- Native name: Rivière Alick (French)

Location
- Country: Canada
- Province: Quebec
- Region: Chaudière-Appalaches
- MRC: Bellechasse Regional County Municipality

Physical characteristics
- Source: Mountain and forest stream
- • location: Saint-Paul-de-Montminy
- • coordinates: 46°47′02″N 70°22′46″W﻿ / ﻿46.783847°N 70.379536°W
- • elevation: 383 metres (1,257 ft)
- Mouth: Rivière du Sud (Montmagny)
- • location: Notre-Dame-du-Rosaire
- • coordinates: 46°48′27″N 70°25′56″W﻿ / ﻿46.8075°N 70.43222°W
- • elevation: 315 metres (1,033 ft)
- Length: 7.4 kilometres (4.6 mi)

Basin features
- Progression: Rivière du Sud (Montmagny), St.
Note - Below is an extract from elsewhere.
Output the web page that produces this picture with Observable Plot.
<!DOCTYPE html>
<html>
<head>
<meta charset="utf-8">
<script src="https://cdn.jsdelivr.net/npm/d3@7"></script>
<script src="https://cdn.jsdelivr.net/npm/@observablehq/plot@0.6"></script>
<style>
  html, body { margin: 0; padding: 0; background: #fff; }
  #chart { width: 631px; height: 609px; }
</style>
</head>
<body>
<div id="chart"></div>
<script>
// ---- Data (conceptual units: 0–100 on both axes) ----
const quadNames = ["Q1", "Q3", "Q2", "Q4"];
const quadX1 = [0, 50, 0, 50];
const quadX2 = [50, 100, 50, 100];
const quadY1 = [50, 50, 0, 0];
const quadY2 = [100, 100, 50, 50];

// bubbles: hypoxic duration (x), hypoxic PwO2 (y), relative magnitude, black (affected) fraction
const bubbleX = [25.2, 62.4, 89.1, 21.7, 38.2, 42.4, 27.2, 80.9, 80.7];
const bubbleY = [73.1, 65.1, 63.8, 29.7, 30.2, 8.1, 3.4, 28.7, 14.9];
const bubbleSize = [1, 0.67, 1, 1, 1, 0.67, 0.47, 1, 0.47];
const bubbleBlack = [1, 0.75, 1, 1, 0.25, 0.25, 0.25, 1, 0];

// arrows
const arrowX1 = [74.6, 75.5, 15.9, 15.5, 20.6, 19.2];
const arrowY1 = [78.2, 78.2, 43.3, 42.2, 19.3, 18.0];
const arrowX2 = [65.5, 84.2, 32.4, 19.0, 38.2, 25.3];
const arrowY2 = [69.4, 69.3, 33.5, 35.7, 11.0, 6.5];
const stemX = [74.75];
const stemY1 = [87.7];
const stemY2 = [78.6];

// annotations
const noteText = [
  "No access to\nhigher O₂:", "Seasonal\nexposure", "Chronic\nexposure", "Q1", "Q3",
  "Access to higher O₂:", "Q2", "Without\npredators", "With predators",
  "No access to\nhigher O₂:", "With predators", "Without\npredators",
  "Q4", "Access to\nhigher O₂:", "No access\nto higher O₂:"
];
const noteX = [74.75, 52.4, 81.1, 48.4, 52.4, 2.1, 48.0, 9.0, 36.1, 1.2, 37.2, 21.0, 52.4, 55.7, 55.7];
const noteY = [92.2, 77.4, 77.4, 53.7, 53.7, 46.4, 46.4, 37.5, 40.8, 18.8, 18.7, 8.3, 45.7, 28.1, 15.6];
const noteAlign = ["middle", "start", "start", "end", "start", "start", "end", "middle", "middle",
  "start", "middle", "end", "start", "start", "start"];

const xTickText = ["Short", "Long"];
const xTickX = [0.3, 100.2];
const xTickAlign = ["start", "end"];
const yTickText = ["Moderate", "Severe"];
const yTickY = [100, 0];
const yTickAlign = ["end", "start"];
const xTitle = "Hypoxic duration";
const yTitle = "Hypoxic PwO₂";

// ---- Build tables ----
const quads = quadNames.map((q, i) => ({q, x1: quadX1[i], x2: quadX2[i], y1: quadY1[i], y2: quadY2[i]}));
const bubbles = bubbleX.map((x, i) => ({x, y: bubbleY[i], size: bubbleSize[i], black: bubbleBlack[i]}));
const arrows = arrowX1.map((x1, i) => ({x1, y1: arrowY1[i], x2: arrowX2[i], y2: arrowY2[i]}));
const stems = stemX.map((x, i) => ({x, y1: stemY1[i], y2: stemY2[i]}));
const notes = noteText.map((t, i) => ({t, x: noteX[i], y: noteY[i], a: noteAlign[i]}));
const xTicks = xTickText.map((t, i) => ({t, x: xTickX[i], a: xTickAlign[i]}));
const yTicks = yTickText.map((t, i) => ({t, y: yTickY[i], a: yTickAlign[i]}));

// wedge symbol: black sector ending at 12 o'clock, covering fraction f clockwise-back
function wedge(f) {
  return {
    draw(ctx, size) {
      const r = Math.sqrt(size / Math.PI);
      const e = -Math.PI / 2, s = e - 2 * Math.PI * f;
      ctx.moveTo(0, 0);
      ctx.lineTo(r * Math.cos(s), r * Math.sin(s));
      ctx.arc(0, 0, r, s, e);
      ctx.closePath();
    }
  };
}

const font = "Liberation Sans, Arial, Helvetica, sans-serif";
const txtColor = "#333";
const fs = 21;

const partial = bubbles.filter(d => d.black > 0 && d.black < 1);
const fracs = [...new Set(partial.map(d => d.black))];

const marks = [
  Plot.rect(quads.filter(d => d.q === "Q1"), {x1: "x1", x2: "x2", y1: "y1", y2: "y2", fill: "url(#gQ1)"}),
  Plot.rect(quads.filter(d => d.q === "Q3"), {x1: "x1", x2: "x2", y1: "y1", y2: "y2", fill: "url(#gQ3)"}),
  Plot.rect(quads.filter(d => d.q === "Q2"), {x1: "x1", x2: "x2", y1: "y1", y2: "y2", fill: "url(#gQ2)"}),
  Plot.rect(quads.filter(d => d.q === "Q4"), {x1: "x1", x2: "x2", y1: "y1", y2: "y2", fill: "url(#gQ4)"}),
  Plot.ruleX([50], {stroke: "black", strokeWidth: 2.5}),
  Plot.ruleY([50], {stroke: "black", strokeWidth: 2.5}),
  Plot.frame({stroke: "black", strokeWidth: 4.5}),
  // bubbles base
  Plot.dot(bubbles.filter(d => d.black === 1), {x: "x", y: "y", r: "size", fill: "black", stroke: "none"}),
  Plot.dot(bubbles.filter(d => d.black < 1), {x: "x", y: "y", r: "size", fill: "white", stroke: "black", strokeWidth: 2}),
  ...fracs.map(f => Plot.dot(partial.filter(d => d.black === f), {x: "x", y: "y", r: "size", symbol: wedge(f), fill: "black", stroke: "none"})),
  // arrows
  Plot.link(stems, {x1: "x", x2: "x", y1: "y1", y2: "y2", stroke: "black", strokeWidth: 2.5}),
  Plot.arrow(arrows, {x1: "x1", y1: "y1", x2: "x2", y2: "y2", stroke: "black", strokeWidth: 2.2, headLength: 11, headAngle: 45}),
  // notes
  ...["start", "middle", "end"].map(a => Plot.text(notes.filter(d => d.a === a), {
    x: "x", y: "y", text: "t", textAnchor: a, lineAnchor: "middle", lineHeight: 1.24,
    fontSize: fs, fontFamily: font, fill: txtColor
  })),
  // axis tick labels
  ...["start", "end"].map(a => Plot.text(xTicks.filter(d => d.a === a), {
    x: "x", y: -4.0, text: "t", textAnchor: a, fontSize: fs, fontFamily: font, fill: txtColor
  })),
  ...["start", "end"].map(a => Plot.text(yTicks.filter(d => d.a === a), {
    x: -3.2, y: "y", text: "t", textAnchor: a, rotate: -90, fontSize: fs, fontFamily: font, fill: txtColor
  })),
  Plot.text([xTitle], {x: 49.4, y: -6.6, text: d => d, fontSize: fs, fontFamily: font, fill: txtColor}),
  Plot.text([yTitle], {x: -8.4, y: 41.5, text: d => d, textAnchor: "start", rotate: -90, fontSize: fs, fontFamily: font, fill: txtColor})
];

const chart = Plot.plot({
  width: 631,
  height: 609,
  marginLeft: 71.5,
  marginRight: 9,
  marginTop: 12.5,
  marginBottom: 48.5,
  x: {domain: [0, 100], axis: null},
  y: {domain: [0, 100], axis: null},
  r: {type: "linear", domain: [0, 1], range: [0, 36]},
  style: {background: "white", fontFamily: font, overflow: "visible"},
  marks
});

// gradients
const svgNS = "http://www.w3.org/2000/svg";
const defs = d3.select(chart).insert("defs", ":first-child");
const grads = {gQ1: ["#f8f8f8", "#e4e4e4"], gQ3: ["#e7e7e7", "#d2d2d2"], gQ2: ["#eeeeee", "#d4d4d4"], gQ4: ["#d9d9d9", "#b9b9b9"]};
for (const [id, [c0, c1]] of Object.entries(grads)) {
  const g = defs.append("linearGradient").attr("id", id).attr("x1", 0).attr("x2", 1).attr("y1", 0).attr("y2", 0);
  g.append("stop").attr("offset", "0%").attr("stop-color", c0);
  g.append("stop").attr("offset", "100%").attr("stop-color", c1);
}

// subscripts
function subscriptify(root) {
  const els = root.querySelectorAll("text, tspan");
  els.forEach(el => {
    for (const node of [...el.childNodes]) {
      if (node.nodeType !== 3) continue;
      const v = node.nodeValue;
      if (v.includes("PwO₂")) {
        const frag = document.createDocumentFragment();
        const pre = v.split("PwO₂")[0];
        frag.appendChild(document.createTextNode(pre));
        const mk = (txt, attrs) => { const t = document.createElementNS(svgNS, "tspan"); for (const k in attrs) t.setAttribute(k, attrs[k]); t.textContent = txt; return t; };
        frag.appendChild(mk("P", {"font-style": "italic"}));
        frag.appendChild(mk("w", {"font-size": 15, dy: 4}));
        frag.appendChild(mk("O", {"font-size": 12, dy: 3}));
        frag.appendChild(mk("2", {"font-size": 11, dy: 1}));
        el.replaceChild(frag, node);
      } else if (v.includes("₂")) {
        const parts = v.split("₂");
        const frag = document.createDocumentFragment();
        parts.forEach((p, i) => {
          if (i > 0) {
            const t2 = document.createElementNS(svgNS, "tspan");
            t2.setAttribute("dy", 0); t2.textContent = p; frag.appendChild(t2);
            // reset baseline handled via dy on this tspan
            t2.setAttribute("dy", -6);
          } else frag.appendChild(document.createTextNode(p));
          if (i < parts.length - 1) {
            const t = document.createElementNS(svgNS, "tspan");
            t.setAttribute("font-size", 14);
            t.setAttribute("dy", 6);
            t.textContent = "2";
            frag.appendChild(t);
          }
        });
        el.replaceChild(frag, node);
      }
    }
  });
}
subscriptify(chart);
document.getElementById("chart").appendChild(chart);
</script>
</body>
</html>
Lawrence River
- • left: (upstream) Ruisseau Dominique
- • right: (upstream)

= Alick River =

River in Chaudière-Appalaches, Quebec (Canada)

The Alick River (in French: rivière Alick) crosses the municipalities of Saint-Paul-de-Montminy and Notre-Dame-du-Rosaire, in the Montmagny Regional County Municipality, in the administrative region of Chaudière-Appalaches, in Québec, in Canada.
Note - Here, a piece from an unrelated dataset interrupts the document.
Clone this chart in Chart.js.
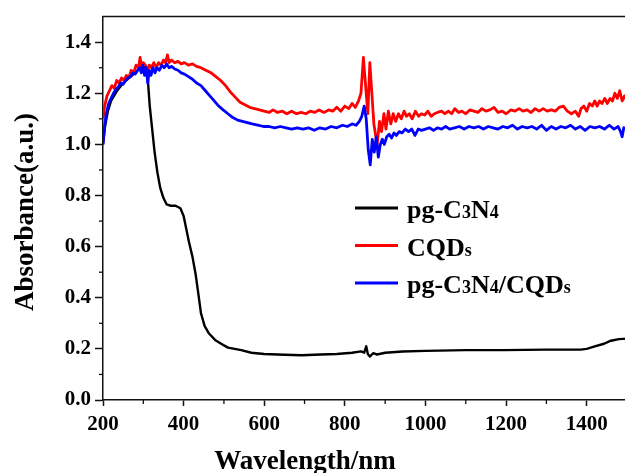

The Alick River is a tributary of the south bank of the Rivière du Sud (Montmagny) which flows first southwest, then northeast to the south bank of St. Lawrence River.

== Toponymy ==
The toponym Rivière Alick was formalized on December 5, 1968, at the Commission de toponymie du Québec.